OTOH A Google editor has also written this: “First, consider your users
Organize your site’s content logically and make your site easy to navigate. Here are a few questions to ask yourself when considering where to position your ads:
What is the user trying to accomplish by visiting my site?
What do they do when viewing a particular page?
Where is their attention likely to be focused?
How can I integrate ads into this area without getting in the users’ way?
How can I keep the page looking clean, uncluttered and inviting?”
All great questions that a smart publisher, editor, sub-editor, content author / owner would be thinking about. But many of those moderating influences have been removed from the publishing eco-system due to cost cutting. The result can be the machine default which comes from some owners wanting to maximise the revenue and application of a technical logic that makes some sense but misses the point of the content in many regards.
It is a fine line to walk. Everyone wants to get paid. But how to balance those competing interests. Last night I read a very scary post “The Rest Is Advertising -Confessions of a sponsored content writer – JACOB SILVERMAN. In which Jacob tells his story about a “native advertising, sponsored content” project for which he was paid very well but it is a disturbing trend. The sponsored content scenario is one that is on the increase. I do think that like “product placement” it would work better when readers don’t know it is sponsored content.

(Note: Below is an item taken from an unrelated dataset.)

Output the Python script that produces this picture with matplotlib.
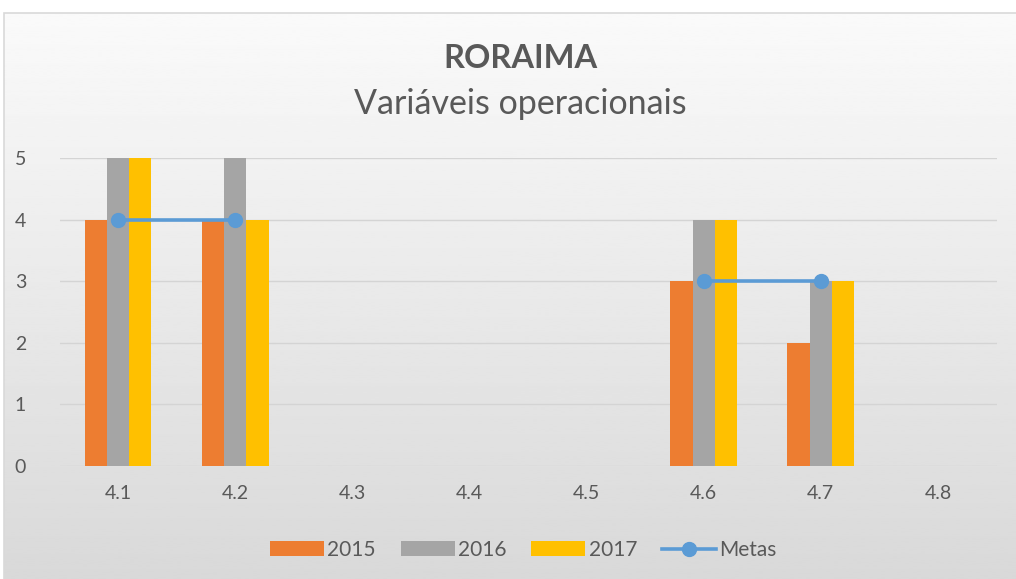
import numpy as np
import matplotlib
matplotlib.use("Agg")
from matplotlib import pyplot as plt
from matplotlib.patches import Rectangle

categories = ["4.1", "4.2", "4.3", "4.4", "4.5", "4.6", "4.7", "4.8"]
v2015 = [4, 4, 0, 0, 0, 3, 2, 0]
v2016 = [5, 5, 0, 0, 0, 4, 3, 0]
v2017 = [5, 4, 0, 0, 0, 4, 3, 0]
metas = [4, 4, np.nan, np.nan, np.nan, 3, 3, np.nan]

TXT = "#595959"
plt.rcParams["font.family"] = ["Lato", "DejaVu Sans"]

W, H = 1016, 579
fig = plt.figure(figsize=(W / 100, H / 100), dpi=100)
fig.patch.set_facecolor("white")

# gradient chart-area background with thin border
bg = fig.add_axes([4 / W, 0, 1 - 4 / W, (H - 13) / H], zorder=-2)
grad = np.linspace(0.98, 0.85, 256).reshape(-1, 1)
bg.imshow(grad, cmap="gray", vmin=0, vmax=1, aspect="auto",
          extent=[0, 1, 0, 1], origin="upper")
bg.set_axis_off()
fig.add_artist(Rectangle((4 / W, -0.01), 1.0, (H - 13) / H + 0.01,
                         transform=fig.transFigure, fill=False,
                         edgecolor="#d9d9d9", linewidth=1.2))

ax = fig.add_axes([59.5 / W, 113 / H, 937 / W, 308 / H])
ax.set_facecolor("none")
x = np.arange(len(categories))
bw = 0.19
b1 = ax.bar(x - bw, v2015, bw, color="#ed7d31", label="2015", zorder=2)
b2 = ax.bar(x, v2016, bw, color="#a5a5a5", label="2016", zorder=2)
b3 = ax.bar(x + bw, v2017, bw, color="#ffc000", label="2017", zorder=2)
ln, = ax.plot(x, metas, color="#5b9bd5", linewidth=2.6, marker="o",
              markersize=10, label="Metas", zorder=3)

ax.set_xlim(-0.5, len(categories) - 0.5)
ax.set_ylim(0, 5)
ax.set_yticks(range(6))
ax.set_xticks(x)
ax.set_xticklabels(categories)
ax.tick_params(length=0, labelsize=14, colors=TXT)
ax.tick_params(axis="x", pad=14)
ax.tick_params(axis="y", pad=24)
for s in ax.spines.values():
    s.set_visible(False)
ax.grid(True, axis="y", color="#d4d4d4", linewidth=1, zorder=0)
ax.set_axisbelow(True)

fig.text(0.512, 1 - 58 / H, "RORAIMA", ha="center", va="center",
         fontsize=23.5, fontweight="bold", color=TXT)
fig.text(0.512, 1 - 104 / H, "Variáveis operacionais", ha="center",
         va="center", fontsize=24.5, color=TXT)

fig.legend([b1, b2, b3, ln], ["2015", "2016", "2017", "Metas"],
           loc="center", bbox_to_anchor=(0.515, 1 - 550 / H), ncol=4,
           frameon=False, fontsize=15, handlelength=2.6, handletextpad=0.15,
           columnspacing=1.2, labelcolor=TXT)

plt.savefig("out.png", dpi=100)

Regardless of what publishers say – it devalues their brand. The NZ Herald is obviously experimenting more with sponsored content in the last few weeks. They have a story marked as SPONSORED CONTENT on the top left column of their home page about 4 stories down. On one day last week I noted that a sponsored content story which featured a very expensive car even made it into the “Most Read” stories of the day. Which has happened again today with this story “New rules, harder to visit the Gold Coast” I am suspicious if it is one of the top read stories but given its prominent placement it could be. What I dislike about it is that if you were to click on the story you have to scroll down to the bottom before you get a byline of any kind.
That is a convention change that I dislike immensely especially when stories have been sourced from the Daily Mail or other dodgy sources but it looks like it is here to stay.
Unless of course Ad blocking really takes off to such an extent that it forces some of these changes.